Pension fund for public employees in Indiana

Indiana Public Retirement System (INPRS) is a U.S.-based pension fund responsible for the pension assets for public employees in the state of Indiana. INPRS is among the largest 100 pension funds in the United States, with $47.961 billion in actuarial accrued liabilities and $34.479 billion in actuarial assets as of June 30, 2021. The fund administers and manages several pension funds in the State of Indiana, the two largest of which are the Indiana State Teachers' Retirement Fund and the Indiana Public Employees' Retirement Fund. The others are the 1977 Police Officers' and Firefighters' Retirement Fund; the Judges' Retirement System; the Excise, Gaming, and Conservation Officers' Retirement Fund; the Prosecuting Attorneys' Retirement Fund; the Legislators' Defined Benefit Fund; and the Legislators' Defined Contribution Fund.
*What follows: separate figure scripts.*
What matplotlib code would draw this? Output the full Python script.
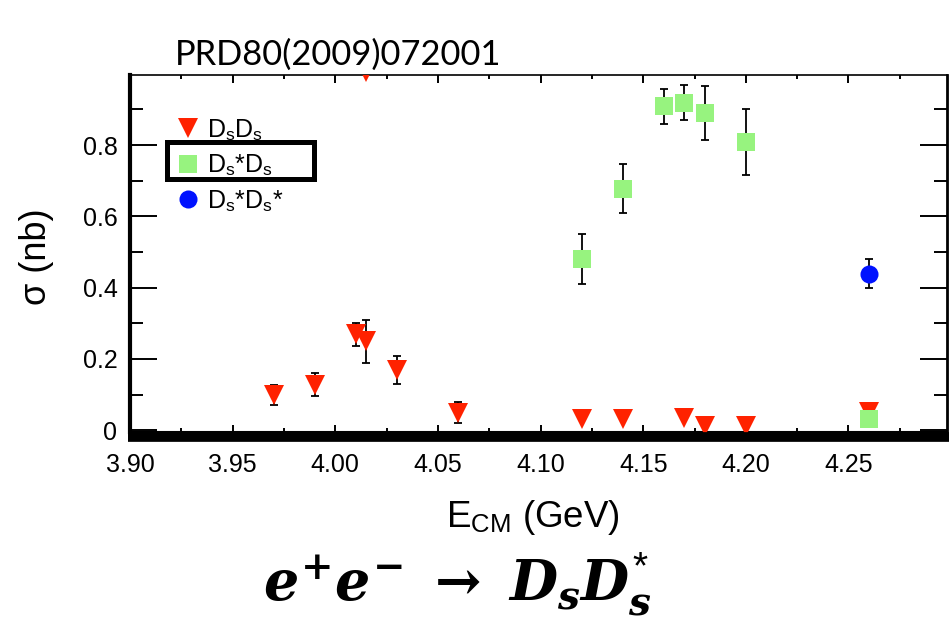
import matplotlib
matplotlib.use("Agg")
import matplotlib.pyplot as plt
import matplotlib.transforms as mtransforms
import numpy as np
from matplotlib.lines import Line2D
from matplotlib.patches import Rectangle
from matplotlib.ticker import MultipleLocator, FixedLocator, FuncFormatter

plt.rcParams['font.family'] = ['Liberation Sans', 'DejaVu Sans']
plt.rcParams['mathtext.fontset'] = 'custom'
plt.rcParams['mathtext.rm'] = 'Liberation Sans'
plt.rcParams['mathtext.it'] = 'DejaVu Serif:italic:bold'
plt.rcParams['mathtext.bf'] = 'DejaVu Serif:bold'

# e+e- -> Ds Ds cross sections (nb) vs centre-of-mass energy (GeV)
ds_ds_E = [3.97, 3.99, 4.01, 4.015, 4.03, 4.06, 4.12, 4.14, 4.17, 4.18, 4.20, 4.26]
ds_ds_sigma = [0.099, 0.128, 0.269, 0.249, 0.169, 0.049, 0.031, 0.031, 0.034, 0.013, 0.013, 0.050]
ds_ds_err = [0.027, 0.033, 0.033, 0.060, 0.038, 0.029, 0, 0, 0, 0, 0, 0]
ds_ds_high_E = [4.015]
ds_ds_high_sigma = [1.005]

# e+e- -> Ds* Ds
dsst_ds_E = [4.12, 4.14, 4.16, 4.17, 4.18, 4.20, 4.26]
dsst_ds_sigma = [0.480, 0.678, 0.909, 0.919, 0.889, 0.809, 0.031]
dsst_ds_err = [0.070, 0.069, 0.049, 0.050, 0.076, 0.093, 0]

# e+e- -> Ds* Ds*
dsst_dsst_E = [4.26]
dsst_dsst_sigma = [0.439]
dsst_dsst_err = [0.040]

x_ticks = [3.90, 3.95, 4.00, 4.05, 4.10, 4.15, 4.20, 4.25]
y_ticks = [0, 0.2, 0.4, 0.6, 0.8]

RED = '#ff2200'
GREEN = '#97f37f'
BLUE = '#0012ff'

W, H = 949, 622
fig = plt.figure(figsize=(W / 100, H / 100), dpi=100)
ax = fig.add_axes([130 / W, 1 - 432 / H, (947 - 130) / W, (432 - 75) / H])


def draw_series(E, s, err, marker, color, ms, label):
    E = np.asarray(E); s = np.asarray(s); err = np.asarray(err)
    m = err > 0
    if m.any():
        ax.errorbar(E[m], s[m], yerr=err[m], fmt='none', ecolor='black',
                    elinewidth=1.3, capsize=3, capthick=1.3, zorder=2)
    return ax.plot(E, s, linestyle='none', marker=marker, color=color,
                   markersize=ms, markeredgewidth=0, label=label, zorder=3)[0]


h1 = draw_series(ds_ds_E, ds_ds_sigma, ds_ds_err, 'v', RED, 14.4,
                 r'D$_\mathrm{s}$D$_\mathrm{s}$')
ax.plot(ds_ds_high_E, ds_ds_high_sigma, linestyle='none', marker='v', color=RED,
        markersize=14.4, markeredgewidth=0, zorder=3)
h2 = draw_series(dsst_ds_E, dsst_ds_sigma, dsst_ds_err, 's', GREEN, 13.6,
                 r'D$_\mathrm{s}$*D$_\mathrm{s}$')
h3 = draw_series(dsst_dsst_E, dsst_dsst_sigma, dsst_dsst_err, 'o', BLUE, 13.0,
                 r'D$_\mathrm{s}$*D$_\mathrm{s}$*')

ax.set_xlim(3.90, 4.298)
ax.set_ylim(-0.005, 0.9965)

ax.xaxis.set_major_locator(FixedLocator(x_ticks))
ax.xaxis.set_minor_locator(MultipleLocator(0.025))
ax.xaxis.set_major_formatter(FuncFormatter(lambda v, p: f'{v:.2f}'))
ax.yaxis.set_major_locator(FixedLocator(y_ticks))
ax.yaxis.set_minor_locator(MultipleLocator(0.1))
ax.yaxis.set_major_formatter(FuncFormatter(lambda v, p: '0' if abs(v) < 1e-9 else f'{v:.1f}'))

ax.tick_params(axis='x', which='both', direction='in', top=True, bottom=True,
               width=1.4, labelsize=18, pad=15)
ax.tick_params(axis='x', which='major', length=5.4)
ax.tick_params(axis='x', which='minor', length=2.9)
ax.tick_params(axis='y', which='both', direction='in', left=True, right=True,
               width=1.4, labelsize=18, pad=9)
ax.tick_params(axis='y', which='major', length=19.4)
ax.tick_params(axis='y', which='minor', length=9.4)

ax.spines['left'].set_linewidth(3.0)
ax.spines['right'].set_linewidth(2.0)
ax.spines['top'].set_linewidth(1.2)
ax.spines['bottom'].set_linewidth(1.5)

# heavy baseline under the energy axis
base_tr = mtransforms.offset_copy(ax.transAxes, fig=fig, x=0, y=-5, units='dots')
ax.add_line(Line2D([-0.002, 1.01], [0, 0], transform=base_tr, color='black',
                   linewidth=7.0, solid_capstyle='butt', clip_on=False, zorder=4))

leg = ax.legend(handles=[h1, h2, h3], loc='upper left',
                bbox_to_anchor=((178 - 130) / 817, (432 - 117) / 357),
                frameon=False, fontsize=18, handlelength=0.8, handletextpad=0.36,
                labelspacing=0.38, borderpad=0, borderaxespad=0, numpoints=1)

# box highlighting the Ds* Ds entry
ax.add_patch(Rectangle(((167 - 130) / 817, (432 - 179) / 357), (314 - 167) / 817,
                       (179 - 142) / 357, transform=ax.transAxes, fill=False,
                       edgecolor='black', linewidth=3.6, zorder=5, clip_on=False))

fig.text(533 / W, 1 - 527 / H, r'E$_\mathrm{CM}$ (GeV)', ha='center', va='baseline',
         fontsize=26.5)
fig.text(37 / W, 1 - 257 / H, 'σ (nb)', ha='center', va='center', rotation=90,
         fontsize=26)
fig.text(175 / W, 1 - 65 / H, 'PRD80(2009)072001', ha='left', va='baseline',
         fontsize=24.8, family=['Lato', 'DejaVu Sans'])
fig.text(457 / W, 1 - 600 / H,
         r'$e^{\mathbf{+}}e^{\mathbf{-}}\;\mathbf{\rightarrow}\;D_{s}D_{s}^{*}$',
         ha='center', va='baseline', fontsize=40)

fig.savefig('out.png', dpi=100)
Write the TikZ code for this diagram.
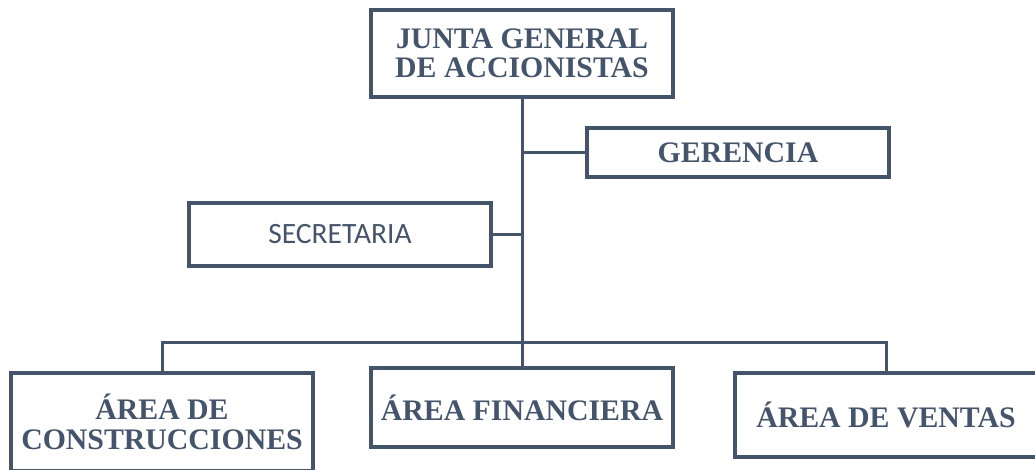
\documentclass[tikz,border=0pt]{standalone}
\usepackage{fontspec}
\setmainfont{Liberation Serif}
\newfontfamily\carlito{Carlito}
\definecolor{slate}{HTML}{44546A}
\begin{document}
\begin{tikzpicture}[x=1pt,y=-1pt,
  box/.style={draw=slate,line width=3.2pt,rectangle,inner sep=0pt,
    minimum width=302pt,text=slate,align=center,
    font=\fontsize{29.8}{29.5}\selectfont\bfseries},
  link/.style={draw=slate,line width=3pt,line join=miter}]
\useasboundingbox (0,0) rectangle (1035,469);
\node[box,minimum height=87pt] (junta) at (522,53.5) {JUNTA GENERAL\\DE ACCIONISTAS};
\node[box,minimum height=49pt] (ger) at (738,152.5) {GERENCIA};
\node[box,minimum height=63pt,font=\carlito\fontsize{29.5}{29}\selectfont] (sec) at (340,234.5) {SECRETARIA};
\node[box,minimum height=98pt] (cons) at (162,422) {ÁREA DE\\CONSTRUCCIONES};
\node[box,minimum height=79pt] (fin) at (522,407.5) {ÁREA FINANCIERA};
\node[box,minimum height=84pt] (ven) at (886,415) {ÁREA DE VENTAS};
\coordinate (bus) at (522,342);
\draw[link] (junta.south) -- (fin.north);
\draw[link] (junta.south |- ger.west) -- (ger.west);
\draw[link] (sec.east) -- (sec.east -| junta.south);
\draw[link] (cons.north) |- (bus) -| (ven.north);
\end{tikzpicture}
\end{document}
Each of the current funds remains separate but all are administered by the nine-member board of trustees of INPRS.

INPRS covers 507,957 members consisting of 214,882 active employees, 163,663 benefit recipients, and 129,412 inactive members. In fiscal year 2021, its various funds paid out approximately $3.4 billion in annual benefits and received $3.2 billion in annual employer and employee contributions as well as income from its investment portfolio. The portfolio totaled $45.8 billion of assets under management as of June 30, 2021. Overall, INPRS has an approximately 89.0 percent funded actuarial value as of June 30, 2021, excluding a pay-as-you-go plan relating to the Indiana Teachers' Retirement Fund.

INPRS also oversees three non-retirement funds: the Pension Relief Fund, the Public Safety Officers’ Special Death Benefit Fund, and the State Employees’ Death Benefit Fund.